Task brief: Only the lines from the start of the data to the line containing "23.0, 23.5, 24.0]", both included, should be output, exactly and without pictures.

Dataset section:
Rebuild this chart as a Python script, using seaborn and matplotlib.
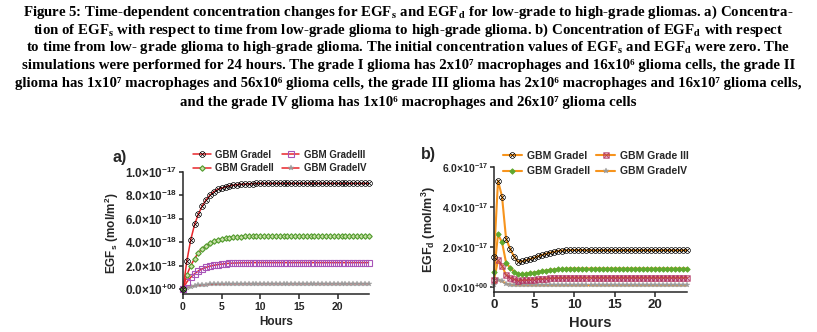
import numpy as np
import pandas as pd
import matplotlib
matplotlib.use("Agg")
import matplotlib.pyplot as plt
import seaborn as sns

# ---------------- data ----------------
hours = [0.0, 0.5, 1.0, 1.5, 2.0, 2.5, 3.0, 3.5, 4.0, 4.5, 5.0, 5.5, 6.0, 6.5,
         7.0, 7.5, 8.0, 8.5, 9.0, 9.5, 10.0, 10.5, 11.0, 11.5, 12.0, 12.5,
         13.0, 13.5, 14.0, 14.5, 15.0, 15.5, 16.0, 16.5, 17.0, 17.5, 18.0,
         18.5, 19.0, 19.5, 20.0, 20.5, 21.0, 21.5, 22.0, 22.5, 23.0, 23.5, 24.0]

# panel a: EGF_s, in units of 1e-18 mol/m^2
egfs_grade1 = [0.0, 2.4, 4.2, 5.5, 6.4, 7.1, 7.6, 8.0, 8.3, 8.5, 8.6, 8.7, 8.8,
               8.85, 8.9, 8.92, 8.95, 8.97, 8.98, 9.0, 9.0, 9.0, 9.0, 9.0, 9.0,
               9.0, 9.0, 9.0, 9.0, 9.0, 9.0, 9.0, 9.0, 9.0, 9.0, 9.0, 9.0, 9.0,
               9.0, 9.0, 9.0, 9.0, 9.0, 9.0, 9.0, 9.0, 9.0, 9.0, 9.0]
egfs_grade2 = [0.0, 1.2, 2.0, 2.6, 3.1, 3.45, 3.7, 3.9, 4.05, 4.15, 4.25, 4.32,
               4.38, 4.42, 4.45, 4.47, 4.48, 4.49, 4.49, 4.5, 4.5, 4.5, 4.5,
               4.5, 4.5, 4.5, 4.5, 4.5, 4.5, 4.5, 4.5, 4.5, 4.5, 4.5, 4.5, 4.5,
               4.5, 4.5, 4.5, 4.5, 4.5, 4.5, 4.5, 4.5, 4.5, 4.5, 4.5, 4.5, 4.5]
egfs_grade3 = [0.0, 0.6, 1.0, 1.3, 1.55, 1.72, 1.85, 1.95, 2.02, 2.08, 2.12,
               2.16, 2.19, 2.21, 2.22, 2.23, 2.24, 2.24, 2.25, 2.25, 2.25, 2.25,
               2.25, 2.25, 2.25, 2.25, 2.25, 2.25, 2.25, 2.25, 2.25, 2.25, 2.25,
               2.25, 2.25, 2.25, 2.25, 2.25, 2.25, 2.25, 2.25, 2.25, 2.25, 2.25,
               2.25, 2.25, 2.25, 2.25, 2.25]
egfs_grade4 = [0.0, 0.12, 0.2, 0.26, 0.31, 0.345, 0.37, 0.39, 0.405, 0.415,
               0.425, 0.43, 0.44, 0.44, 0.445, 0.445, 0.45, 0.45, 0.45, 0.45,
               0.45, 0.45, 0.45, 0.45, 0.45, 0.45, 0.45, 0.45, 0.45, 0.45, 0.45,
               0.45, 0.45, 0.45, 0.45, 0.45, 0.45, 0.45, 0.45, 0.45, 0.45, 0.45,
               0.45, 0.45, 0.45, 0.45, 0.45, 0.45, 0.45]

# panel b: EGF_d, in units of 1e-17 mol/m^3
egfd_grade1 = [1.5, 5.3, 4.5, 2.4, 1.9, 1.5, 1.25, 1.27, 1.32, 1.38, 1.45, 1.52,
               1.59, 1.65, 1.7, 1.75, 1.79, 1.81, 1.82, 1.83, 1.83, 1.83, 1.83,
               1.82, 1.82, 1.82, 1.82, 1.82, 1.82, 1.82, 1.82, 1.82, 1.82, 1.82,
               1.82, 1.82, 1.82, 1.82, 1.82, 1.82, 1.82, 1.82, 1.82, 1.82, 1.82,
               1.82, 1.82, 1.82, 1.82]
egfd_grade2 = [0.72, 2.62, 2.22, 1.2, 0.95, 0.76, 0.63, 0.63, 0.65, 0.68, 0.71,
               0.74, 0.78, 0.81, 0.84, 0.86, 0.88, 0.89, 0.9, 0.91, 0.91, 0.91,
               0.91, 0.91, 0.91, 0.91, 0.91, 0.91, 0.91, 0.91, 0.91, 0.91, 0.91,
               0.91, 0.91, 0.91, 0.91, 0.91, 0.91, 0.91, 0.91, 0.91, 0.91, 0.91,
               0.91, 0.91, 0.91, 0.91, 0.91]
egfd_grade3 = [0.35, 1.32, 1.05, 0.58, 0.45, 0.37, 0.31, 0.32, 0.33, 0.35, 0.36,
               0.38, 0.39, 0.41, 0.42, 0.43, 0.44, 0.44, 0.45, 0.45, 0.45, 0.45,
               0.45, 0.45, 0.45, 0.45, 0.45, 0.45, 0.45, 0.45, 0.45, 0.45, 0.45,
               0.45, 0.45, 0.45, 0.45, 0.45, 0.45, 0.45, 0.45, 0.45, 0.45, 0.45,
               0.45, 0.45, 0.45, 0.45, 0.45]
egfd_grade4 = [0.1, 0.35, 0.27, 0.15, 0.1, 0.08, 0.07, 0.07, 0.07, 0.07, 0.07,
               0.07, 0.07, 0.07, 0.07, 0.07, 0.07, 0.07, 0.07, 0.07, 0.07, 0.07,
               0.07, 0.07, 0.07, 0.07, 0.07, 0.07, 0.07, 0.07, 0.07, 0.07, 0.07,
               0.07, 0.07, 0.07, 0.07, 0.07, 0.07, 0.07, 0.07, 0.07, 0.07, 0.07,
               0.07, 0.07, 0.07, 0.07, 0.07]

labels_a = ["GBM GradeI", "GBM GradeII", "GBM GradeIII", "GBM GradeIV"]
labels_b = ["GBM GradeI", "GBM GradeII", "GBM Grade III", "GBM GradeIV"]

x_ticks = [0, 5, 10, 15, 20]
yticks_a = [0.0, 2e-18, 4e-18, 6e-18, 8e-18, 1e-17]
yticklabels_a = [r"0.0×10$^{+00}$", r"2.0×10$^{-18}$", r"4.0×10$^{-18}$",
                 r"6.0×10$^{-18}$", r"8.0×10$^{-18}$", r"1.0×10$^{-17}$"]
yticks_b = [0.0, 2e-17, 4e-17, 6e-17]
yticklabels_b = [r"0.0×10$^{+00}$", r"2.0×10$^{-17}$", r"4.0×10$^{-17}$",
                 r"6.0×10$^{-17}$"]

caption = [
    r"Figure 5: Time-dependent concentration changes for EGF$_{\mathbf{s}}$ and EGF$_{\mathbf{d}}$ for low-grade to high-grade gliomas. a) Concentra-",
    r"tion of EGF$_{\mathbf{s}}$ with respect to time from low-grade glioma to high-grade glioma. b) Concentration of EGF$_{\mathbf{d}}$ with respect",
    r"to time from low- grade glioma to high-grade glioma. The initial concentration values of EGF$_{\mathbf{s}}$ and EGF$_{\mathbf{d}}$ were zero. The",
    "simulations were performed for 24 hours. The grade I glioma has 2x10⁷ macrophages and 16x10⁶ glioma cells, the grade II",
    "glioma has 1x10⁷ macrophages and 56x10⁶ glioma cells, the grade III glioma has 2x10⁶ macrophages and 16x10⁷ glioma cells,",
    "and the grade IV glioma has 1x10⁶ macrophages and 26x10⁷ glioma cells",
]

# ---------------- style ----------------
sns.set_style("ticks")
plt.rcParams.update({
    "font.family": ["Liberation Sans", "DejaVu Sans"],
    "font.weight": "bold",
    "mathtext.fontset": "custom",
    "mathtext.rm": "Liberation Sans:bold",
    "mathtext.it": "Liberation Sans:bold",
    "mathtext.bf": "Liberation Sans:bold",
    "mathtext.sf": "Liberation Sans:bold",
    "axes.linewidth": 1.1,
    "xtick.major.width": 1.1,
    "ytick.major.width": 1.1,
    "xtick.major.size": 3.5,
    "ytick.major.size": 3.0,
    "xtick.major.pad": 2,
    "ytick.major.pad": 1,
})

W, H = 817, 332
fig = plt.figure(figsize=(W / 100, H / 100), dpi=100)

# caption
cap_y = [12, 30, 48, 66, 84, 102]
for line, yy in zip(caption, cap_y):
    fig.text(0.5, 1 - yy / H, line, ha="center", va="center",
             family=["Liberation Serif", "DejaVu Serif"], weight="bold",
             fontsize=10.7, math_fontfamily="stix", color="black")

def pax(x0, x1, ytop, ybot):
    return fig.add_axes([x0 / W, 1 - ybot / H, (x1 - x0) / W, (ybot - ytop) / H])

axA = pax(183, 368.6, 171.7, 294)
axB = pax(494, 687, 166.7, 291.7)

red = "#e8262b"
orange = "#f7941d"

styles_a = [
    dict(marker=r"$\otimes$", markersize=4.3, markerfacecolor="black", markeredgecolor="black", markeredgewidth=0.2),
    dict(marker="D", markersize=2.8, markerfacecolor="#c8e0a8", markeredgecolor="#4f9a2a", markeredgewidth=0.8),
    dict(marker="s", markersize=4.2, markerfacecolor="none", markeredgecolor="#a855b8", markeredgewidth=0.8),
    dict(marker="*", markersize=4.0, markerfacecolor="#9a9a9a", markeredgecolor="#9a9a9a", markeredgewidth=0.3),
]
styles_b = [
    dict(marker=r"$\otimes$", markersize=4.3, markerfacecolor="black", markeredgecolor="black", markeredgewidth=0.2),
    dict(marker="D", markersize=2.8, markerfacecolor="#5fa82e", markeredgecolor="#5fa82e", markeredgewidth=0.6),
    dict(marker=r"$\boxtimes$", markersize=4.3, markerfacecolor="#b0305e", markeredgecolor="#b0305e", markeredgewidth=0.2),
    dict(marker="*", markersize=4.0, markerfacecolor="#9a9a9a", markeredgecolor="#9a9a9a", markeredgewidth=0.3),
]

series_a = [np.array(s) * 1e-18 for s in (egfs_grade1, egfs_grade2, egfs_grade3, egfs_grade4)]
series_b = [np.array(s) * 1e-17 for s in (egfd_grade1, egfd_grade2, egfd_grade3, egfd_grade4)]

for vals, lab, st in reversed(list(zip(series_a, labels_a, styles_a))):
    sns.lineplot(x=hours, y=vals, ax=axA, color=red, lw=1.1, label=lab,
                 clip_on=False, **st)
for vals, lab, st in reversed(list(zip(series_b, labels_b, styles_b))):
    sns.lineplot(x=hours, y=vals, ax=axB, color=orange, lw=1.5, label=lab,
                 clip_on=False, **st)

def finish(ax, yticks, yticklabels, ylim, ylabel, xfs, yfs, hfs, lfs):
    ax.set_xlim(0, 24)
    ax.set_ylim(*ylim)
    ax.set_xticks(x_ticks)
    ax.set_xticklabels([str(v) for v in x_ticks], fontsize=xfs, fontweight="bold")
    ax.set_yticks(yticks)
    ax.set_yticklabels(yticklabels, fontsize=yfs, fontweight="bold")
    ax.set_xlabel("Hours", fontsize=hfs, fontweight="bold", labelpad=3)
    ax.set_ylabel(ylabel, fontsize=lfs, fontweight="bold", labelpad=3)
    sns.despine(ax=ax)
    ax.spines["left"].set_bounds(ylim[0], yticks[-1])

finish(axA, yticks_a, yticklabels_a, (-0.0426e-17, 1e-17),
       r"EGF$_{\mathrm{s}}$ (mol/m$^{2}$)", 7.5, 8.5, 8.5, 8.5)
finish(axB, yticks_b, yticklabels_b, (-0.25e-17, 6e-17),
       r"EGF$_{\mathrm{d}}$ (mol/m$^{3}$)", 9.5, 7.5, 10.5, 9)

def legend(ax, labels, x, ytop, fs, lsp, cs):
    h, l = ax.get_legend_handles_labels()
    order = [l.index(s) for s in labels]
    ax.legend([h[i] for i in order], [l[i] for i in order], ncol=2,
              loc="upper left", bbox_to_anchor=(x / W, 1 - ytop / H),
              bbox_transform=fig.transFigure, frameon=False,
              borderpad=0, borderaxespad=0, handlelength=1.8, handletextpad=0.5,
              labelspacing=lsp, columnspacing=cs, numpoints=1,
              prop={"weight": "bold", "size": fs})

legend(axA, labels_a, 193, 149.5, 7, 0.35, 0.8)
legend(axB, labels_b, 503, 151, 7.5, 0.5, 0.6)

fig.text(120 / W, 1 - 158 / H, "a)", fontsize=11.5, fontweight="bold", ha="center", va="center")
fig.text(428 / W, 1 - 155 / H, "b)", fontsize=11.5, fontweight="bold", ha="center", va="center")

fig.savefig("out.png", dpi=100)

Exercise solution:
Rebuild this chart as a Python script, using seaborn and matplotlib.
import numpy as np
import pandas as pd
import matplotlib
matplotlib.use("Agg")
import matplotlib.pyplot as plt
import seaborn as sns

# ---------------- data ----------------
hours = [0.0, 0.5, 1.0, 1.5, 2.0, 2.5, 3.0, 3.5, 4.0, 4.5, 5.0, 5.5, 6.0, 6.5,
         7.0, 7.5, 8.0, 8.5, 9.0, 9.5, 10.0, 10.5, 11.0, 11.5, 12.0, 12.5,
         13.0, 13.5, 14.0, 14.5, 15.0, 15.5, 16.0, 16.5, 17.0, 17.5, 18.0,
         18.5, 19.0, 19.5, 20.0, 20.5, 21.0, 21.5, 22.0, 22.5, 23.0, 23.5, 24.0]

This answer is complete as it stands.